This week in London

Well, I’ve had an odd week. Work is still work, even though there doesn’t seem to be much to do at the moment. I have been tasked with about 6 different things, none of which have as yet come about. I’ve discovered that they want me to visit Pune in India late in November to meet the testing team there who deal with the (insert name of big investment bank) account. I may also catch up with the gentleman from Quexst who made such a cock-up of my previous visit there. It looks like I shall have to spend two days a week in Brussels starting in January for a few months. I expect they will try to get me five days a week, but I have put my foot down on that, as the original commitment was 2 days a week in Nottingham. The customer, after we got the account, told us, “Oh, incidentally, the work is going to go on in Belgium.” Rats. The Test Factory in Peterborough is still holding fire: I am to spearhead it and don’t really mind that as it’s relatively commutable (the journey is 50 minutes and there is a bus from the train station). The quarters are quite palatial as well. Even a Starbucks in the lobby! How great is that? (And you Starbucks haters: please don’t write and tell me how bad Starbucks is; in a country where coffee as recently as 1994 meant instant granules in a cup Starbucks was and is a Godsend.)

I discovered this week that I have been voted membership in Philanthropic Lodge F&AM in Marblehead, where my brother is a Brother. I shall be returning to Marblehead in December to sign the bye-laws and take up the membership. I won’t be able to attend regularly, of course, but it’s a link with my hometown and my brother that will be valuable in years to come.

I have bought about 5 new bow ties this week and thus am prepared to wear them almost exclusively. I may get some more, but will stay away from Tie Rack bow ties as the one I bought is already starting to fray at the top where it sometimes rubs against my neck. More Rats!

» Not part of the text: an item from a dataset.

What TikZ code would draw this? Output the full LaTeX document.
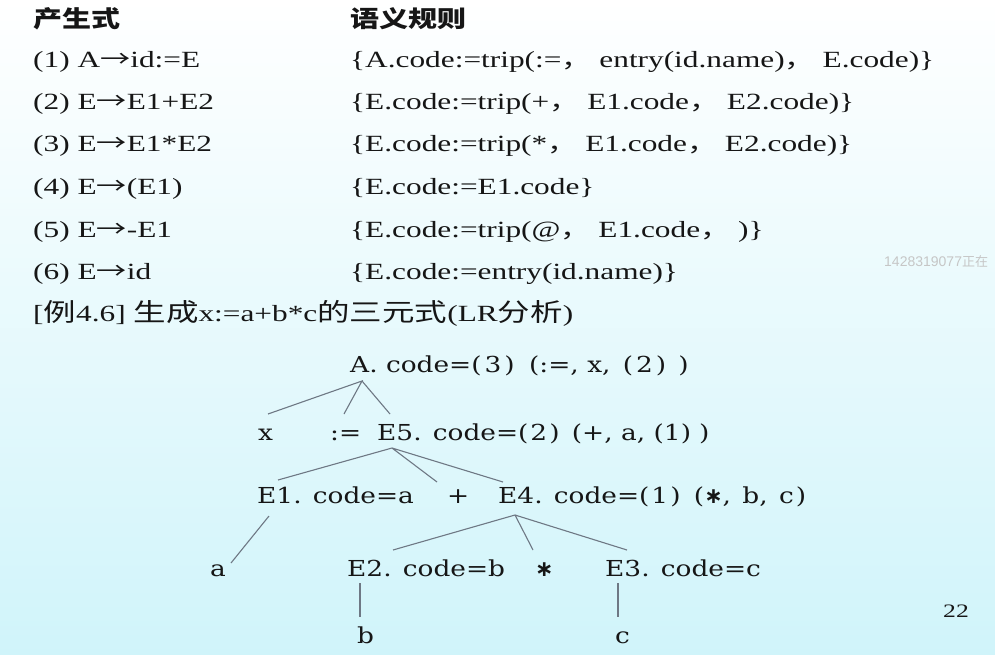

Our toaster gave up the ghost on Wednesday: after about 7 or so years of daily service I put the bagels in it and it turned on for a moment, then silently died and popped the bagels up, untoasted. That afternoon I got a new one at Argos with seemingly as many controls as in a car. It shows an LCD reading of the doneness you want (we’ve experimented and settled on “2” as optimal). It’s silver and, most important, works.

Yesterday a workman came (quite late in the afternoon) and fixed the trellis on the wall in our back garden. I bought another USB PCI card and will be installing it in the Sun, moving the combined USB/Firewire card to the Dell.

Last night we went out to dinner with my friend Watty, who is visiting from New York. He is a member of the Ben Franklin society, and is on a tour with them of his haunts in London and Paris. Apparently the house he lived in here still exists and has been restored. Will have to take a look. They went to Freemasons’ Hall but were not shown the Franklin memorabilia they have there, just given the normal tour. Very dusty of the Brothers. Watty is a member of St. Clement’s, the church on 46th Street in Hell’s Kitchen that I attended from 1990-1991 before I moved to Chicago.

Today we’re going to the Velasquez exhibition at the National Gallery, courtesy of my former roommate Mark, who is a warder there. Very nice perk for us both.

So ends another week in London.

2 Responses to “This week in London”

  1. bigmacbear says:

    (And you Starbucks haters: please don’t write and tell me how bad Starbucks is; in a country where coffee as recently as 1994 meant instant granules in a cup Starbucks was and is a Godsend.)

    Having moved to the center of the Starbucks universe, I am still not a fan of their particular method of roasting coffee nigh unto charcoal before grinding and brewing it — I think their competitors (and they are legion, with Seattle’s Best and Tully’s being the largest) do a better job. But I concur that at least Starbucks get the brewing and presentation quite right, and they have the cash and the ambition to spread the gospel of coffee, as it were, around the world.

  2. chrishansenhome says:

    Well, if I ever come to Seattle, I’ll find out exactly how good it is! Until then, make mine a grande latte.